== Task to carry out ==
Without including the pictures, copy out every line below.

== Raw records ==
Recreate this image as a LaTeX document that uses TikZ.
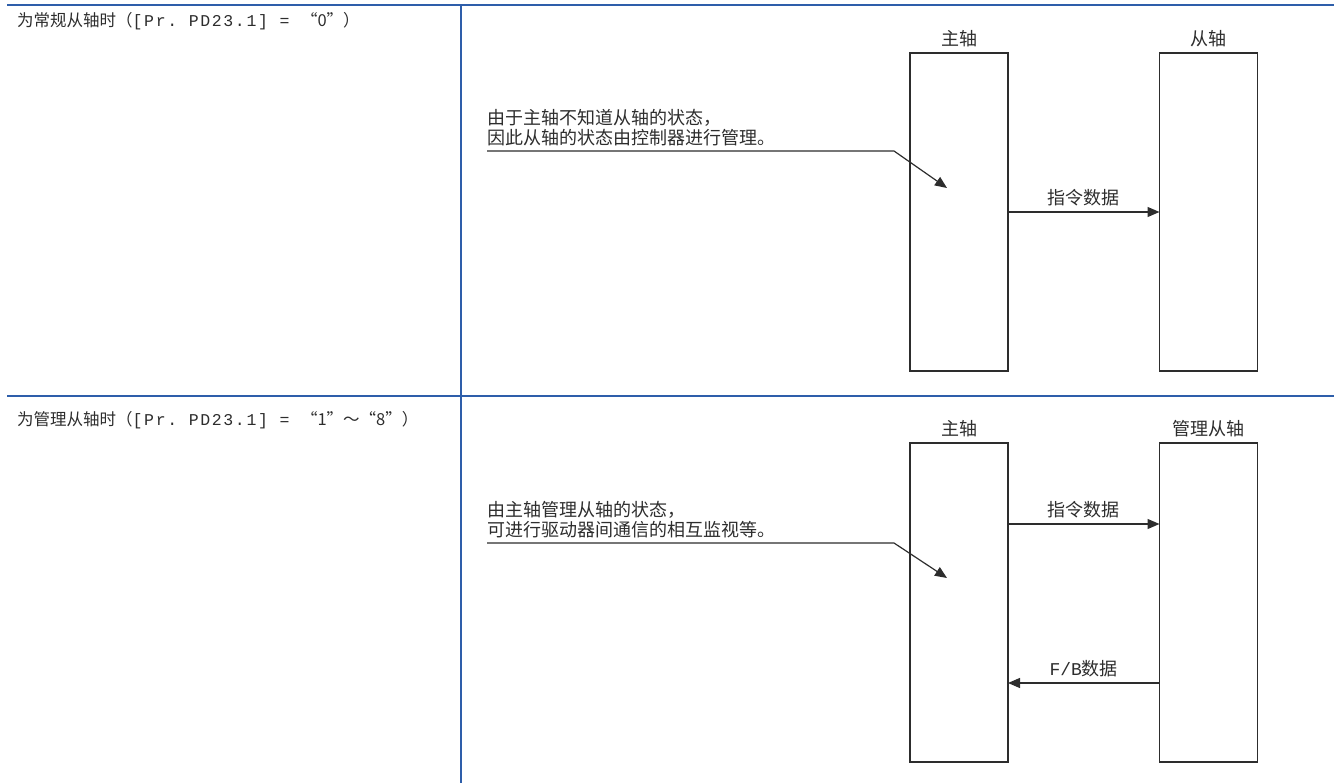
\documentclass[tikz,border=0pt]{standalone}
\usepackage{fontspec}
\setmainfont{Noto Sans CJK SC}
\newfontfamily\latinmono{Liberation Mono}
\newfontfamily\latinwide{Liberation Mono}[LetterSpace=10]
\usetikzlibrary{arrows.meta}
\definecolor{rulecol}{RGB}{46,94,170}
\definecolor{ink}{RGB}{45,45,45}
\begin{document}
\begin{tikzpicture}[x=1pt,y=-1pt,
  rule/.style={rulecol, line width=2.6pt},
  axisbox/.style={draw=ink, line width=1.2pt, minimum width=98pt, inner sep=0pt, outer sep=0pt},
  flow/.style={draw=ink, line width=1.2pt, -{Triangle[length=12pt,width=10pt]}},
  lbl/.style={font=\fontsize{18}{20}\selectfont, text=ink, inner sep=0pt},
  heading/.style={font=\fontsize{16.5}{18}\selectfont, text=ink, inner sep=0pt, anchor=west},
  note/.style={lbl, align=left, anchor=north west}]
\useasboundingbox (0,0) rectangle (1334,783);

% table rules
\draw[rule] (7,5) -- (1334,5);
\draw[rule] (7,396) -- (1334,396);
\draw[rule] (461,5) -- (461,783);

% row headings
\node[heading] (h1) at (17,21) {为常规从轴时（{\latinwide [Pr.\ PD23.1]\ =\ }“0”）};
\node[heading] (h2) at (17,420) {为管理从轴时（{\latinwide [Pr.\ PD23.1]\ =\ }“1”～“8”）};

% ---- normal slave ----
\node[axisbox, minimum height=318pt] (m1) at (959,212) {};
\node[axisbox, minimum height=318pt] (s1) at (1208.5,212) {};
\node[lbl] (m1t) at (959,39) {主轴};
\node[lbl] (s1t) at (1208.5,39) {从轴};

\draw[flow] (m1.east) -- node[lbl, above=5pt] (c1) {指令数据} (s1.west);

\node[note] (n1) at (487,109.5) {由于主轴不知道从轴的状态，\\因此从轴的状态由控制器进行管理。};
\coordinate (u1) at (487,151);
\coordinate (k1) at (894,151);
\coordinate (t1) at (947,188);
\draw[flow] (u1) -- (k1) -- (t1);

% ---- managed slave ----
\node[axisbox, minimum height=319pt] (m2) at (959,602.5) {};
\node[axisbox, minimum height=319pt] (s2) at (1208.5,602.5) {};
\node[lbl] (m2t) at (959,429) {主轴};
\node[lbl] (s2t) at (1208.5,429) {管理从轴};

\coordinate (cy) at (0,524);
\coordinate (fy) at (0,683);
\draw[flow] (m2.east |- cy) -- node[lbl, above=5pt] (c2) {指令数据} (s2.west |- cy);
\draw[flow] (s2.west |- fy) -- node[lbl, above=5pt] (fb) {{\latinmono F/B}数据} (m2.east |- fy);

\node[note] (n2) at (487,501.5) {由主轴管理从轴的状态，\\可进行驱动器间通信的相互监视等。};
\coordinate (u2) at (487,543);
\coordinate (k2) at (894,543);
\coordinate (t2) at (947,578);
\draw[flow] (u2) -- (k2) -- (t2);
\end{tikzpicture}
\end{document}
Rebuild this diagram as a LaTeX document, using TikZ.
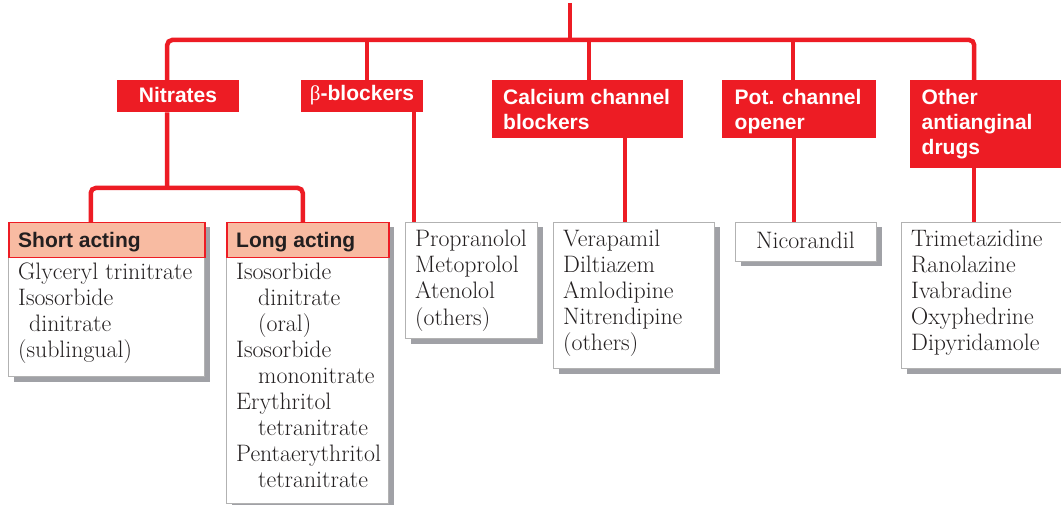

== Written response ==
Recreate this image as a LaTeX document that uses TikZ.
\documentclass[tikz,border=0pt]{standalone}
\usepackage{fontspec}
\setmainfont{Noto Sans CJK SC}
\newfontfamily\latinmono{Liberation Mono}
\newfontfamily\latinwide{Liberation Mono}[LetterSpace=10]
\usetikzlibrary{arrows.meta}
\definecolor{rulecol}{RGB}{46,94,170}
\definecolor{ink}{RGB}{45,45,45}
\begin{document}
\begin{tikzpicture}[x=1pt,y=-1pt,
  rule/.style={rulecol, line width=2.6pt},
  axisbox/.style={draw=ink, line width=1.2pt, minimum width=98pt, inner sep=0pt, outer sep=0pt},
  flow/.style={draw=ink, line width=1.2pt, -{Triangle[length=12pt,width=10pt]}},
  lbl/.style={font=\fontsize{18}{20}\selectfont, text=ink, inner sep=0pt},
  heading/.style={font=\fontsize{16.5}{18}\selectfont, text=ink, inner sep=0pt, anchor=west},
  note/.style={lbl, align=left, anchor=north west}]
\useasboundingbox (0,0) rectangle (1334,783);

% table rules
\draw[rule] (7,5) -- (1334,5);
\draw[rule] (7,396) -- (1334,396);
\draw[rule] (461,5) -- (461,783);

% row headings
\node[heading] (h1) at (17,21) {为常规从轴时（{\latinwide [Pr.\ PD23.1]\ =\ }“0”）};
\node[heading] (h2) at (17,420) {为管理从轴时（{\latinwide [Pr.\ PD23.1]\ =\ }“1”～“8”）};

% ---- normal slave ----
\node[axisbox, minimum height=318pt] (m1) at (959,212) {};
\node[axisbox, minimum height=318pt] (s1) at (1208.5,212) {};
\node[lbl] (m1t) at (959,39) {主轴};
\node[lbl] (s1t) at (1208.5,39) {从轴};

\draw[flow] (m1.east) -- node[lbl, above=5pt] (c1) {指令数据} (s1.west);

\node[note] (n1) at (487,109.5) {由于主轴不知道从轴的状态，\\因此从轴的状态由控制器进行管理。};
\coordinate (u1) at (487,151);
\coordinate (k1) at (894,151);
\coordinate (t1) at (947,188);
\draw[flow] (u1) -- (k1) -- (t1);

% ---- managed slave ----
\node[axisbox, minimum height=319pt] (m2) at (959,602.5) {};
\node[axisbox, minimum height=319pt] (s2) at (1208.5,602.5) {};
\node[lbl] (m2t) at (959,429) {主轴};
\node[lbl] (s2t) at (1208.5,429) {管理从轴};

\coordinate (cy) at (0,524);
\coordinate (fy) at (0,683);
\draw[flow] (m2.east |- cy) -- node[lbl, above=5pt] (c2) {指令数据} (s2.west |- cy);
\draw[flow] (s2.west |- fy) -- node[lbl, above=5pt] (fb) {{\latinmono F/B}数据} (m2.east |- fy);

\node[note] (n2) at (487,501.5) {由主轴管理从轴的状态，\\可进行驱动器间通信的相互监视等。};
\coordinate (u2) at (487,543);
\coordinate (k2) at (894,543);
\coordinate (t2) at (947,578);
\draw[flow] (u2) -- (k2) -- (t2);
\end{tikzpicture}
\end{document}
Rebuild this diagram as a LaTeX document, using TikZ.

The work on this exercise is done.